関連記事:住友金属鉱山:25/3期中間決算経営戦略進捗状況説明会 | MIRU
●三井金属、マンガン系正極材量を開発
三井金属は11月19日、レアメタル新溶液を活用したマンガン系正極材料を開発したと発表した。リチウムイオン電池の生産過程でのマンガン溶出やガス発生を克服した。
関連記事:三井金属、レアメタル新溶液材料を活用したLIB材料を開発 | MIRU
●旭化成バッテリー、カナダに新工場
旭化成は11⽉18⽇、電池子会社の旭化成バッテリーセパレータが11月14日にカナダ工場を起工したと発表した。
関連記事:旭化成バッテリーセパレータ 加・ポートコルボーンで湿式セパレータ新⼯場起⼯式開催 | MIRU
<海外>
●ノースボルト米で経営破綻
スウェーデン新興電池のノースボルトは11月21日、自社ホームページ上で、「米連邦破産法11条(日本の民事再生法に相当)の適用を米国の連邦破産裁判所に申請した」と発表した。
破産申請により、ノースボルトは新たに2億4500万ドルの資金調達が可能になる。同社には現在、手持ち資金約3000万ドルと1週間分の運転資金しか残っていない。
さらに、ノースボルトは翌11月22日、破産法申請に伴うリストラの一環として、創業者のピーター・カールソン氏が最高経営責任者(CEO)を辞任すると発表した。トム・ジョンストン氏が暫定CEOに就く。カールソン氏はシニアアドバイザーとして後見し、取締役としては残る。
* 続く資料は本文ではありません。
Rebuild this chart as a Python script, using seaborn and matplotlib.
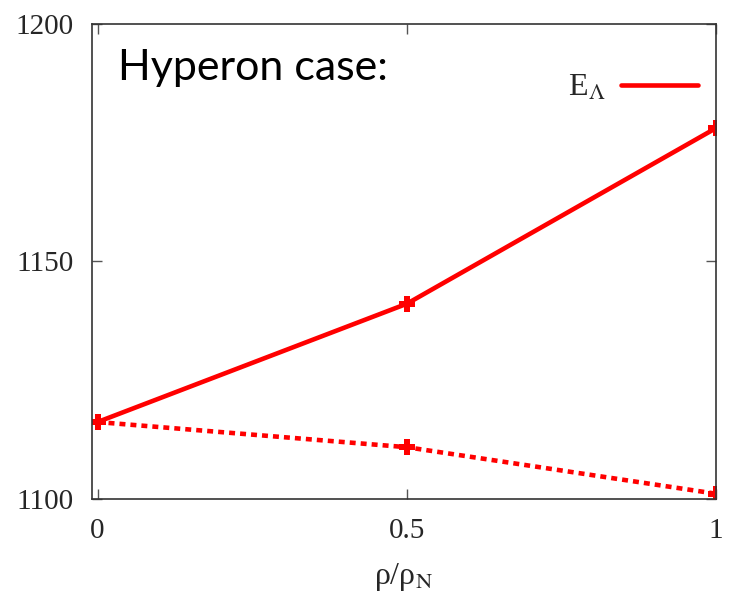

関連記事:欧州からの風:November 2024「北欧電池大手Northvolt、米の会社更生法の適用を申請」 | MIRU
プレスリリース(破産法申請):Northvolt files for Chapter 11 reorganization | Northvolt
プレスリリース(創業者辞任):Peter Carlsson steps aside as CEO of Northvolt | Northvolt
●中国、動力電池の鉄道輸送を開始 需要拡大で
中国は11月19日、動力リチウム電池の鉄道輸送を始めた。これまでは海運と自動車輸送だったが、拡大する電池需要に対応した。中国国債放送局(CGTN)日本語版が同日伝えた。
●中国、電池の輸出税還付率を引き下げ 13%から9%に
中国財政省は11月15日、ホームページ上で、「アルミニウムや銅の輸出税の還付を撤廃する」と発表した。太陽光発電製品や電池の還付率は現在の13%から9%に引き下げる。税関申告書に記載の輸出日記載で、12月1日付で発効する。